Notre ambition est de concilier exigence, bienveillance et ouverture. Aujourd'hui, les études de médecine sont souvent un parcours d'obstacles qui ne convient qu'à un « type » d'intelligence : l'étudiant sélectionné sur des QCM en Paces qui accède à telle ou telle spécialité en fonction de sa capacité à mémoriser une grande quantité d'informations et à cocher des cases. Les qualités de synthèse, la décision en situation d'incertitude, ou plus simplement la capacité à conduire un entretien ou un examen clinique sont finalement peu évaluées, et ne comptent pas pour les étudiants, pas plus que le fait de s'être impliqué dans un travail de recherche ou d'avoir eu une expérience internationale.

Les étudiants et les jeunes médecins ne veulent plus de ce modèle dans lequel le bachotage intensif leur fait parfois perdre le sens même de ce qui les avait conduits à s'engager dans cette voie. Avec l'article 2, nous vous proposons de mettre fin à cette situation en diversifiant les critères d'évaluation des étudiants et en construisant des parcours multiples en perspective de l'internat de troisième cycle. Les débats en séance à l'Assemblée nationale ont permis d'intégrer deux voies complémentaires, sur l'initiative de Stéphanie Rist.
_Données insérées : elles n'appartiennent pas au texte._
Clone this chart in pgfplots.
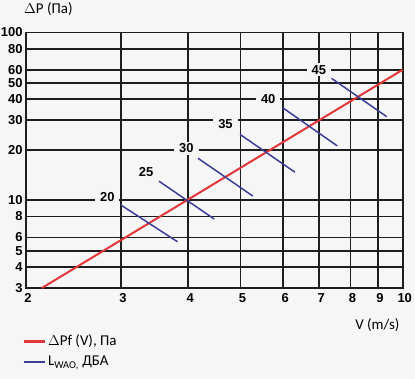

Le Gouvernement souhaite ouvrir à l'article 1er une fenêtre d'expérimentation pour rapprocher les formations paramédicales de la formation médicale universitaire classique, en proposant aux établissements qui le souhaiteront des formats de cours communs et des parcours plus transversaux qui permettront d'aller ensuite vers une spécialisation progressive dans un métier de la santé et la création d'une réelle culture commune.

Cette diversification des parcours et des formats pédagogiques va de pair avec les dispositions des articles 2 bis et 2 ter. L'article 2 bis permettra de réviser globalement notre définition des études de médecine pour mieux y associer les patients mais également d'engager une diversification réelle des terrains de stage dans tous les territoires, et notamment dans les zones sous-denses. Le Gouvernement mettra à jour toutes les dispositions réglementaires à cette fin, sous le contrôle du Parlement, qui y sera naturellement associé.

L'objectif de cette diversification de terrains de stage est de permettre à tous les étudiants de profiter d'une formation de qualité, et ce sur l'ensemble des territoires. C'est aussi évidemment un enjeu de cohésion territoriale.

Je voudrais aussi évoquer la principale question : en quoi cette réforme permettra-t-elle de régler le problème des zones dans lesquelles il manque des professionnels de santé ? Nous devons aborder cette question sous l'angle de la formation. Il faut de 9 à 15 ans pour former un médecin, et les difficultés actuelles sont le résultat de décisions prises dans les années 1990 et 2000. Il faudra du temps pour corriger cela : on ne peut pas décider que, dès demain, le nombre de médecins diplômés augmentera miraculeusement.

Mais nous pouvons en revanche améliorer tout de suite l'accès aux soins par un ensemble de mesures, notamment celles présentées par Agnès Buzyn : des formations nouvelles, comme celle d'infirmier en pratique avancée, ouverte dès la rentrée 2018, qui permettent des organisations différentes en libérant du temps médical disponible et en assurant différemment et mieux la prise en charge des maladies chroniques.

La formation des médecins est un vecteur d'évolutions structurelles de long terme de notre système de santé. C'est pourquoi elle est abordée dans ses articles 1er et 2. La transformation à la fois de l'accès au premier cycle et de l'accès à l'internat ne permettra pas, à elle seule, de résoudre toutes les difficultés accumulées ces dernières décennies, mais constitue néanmoins la condition nécessaire pour nous projeter dans l'avenir et construire un système adapté à nos besoins.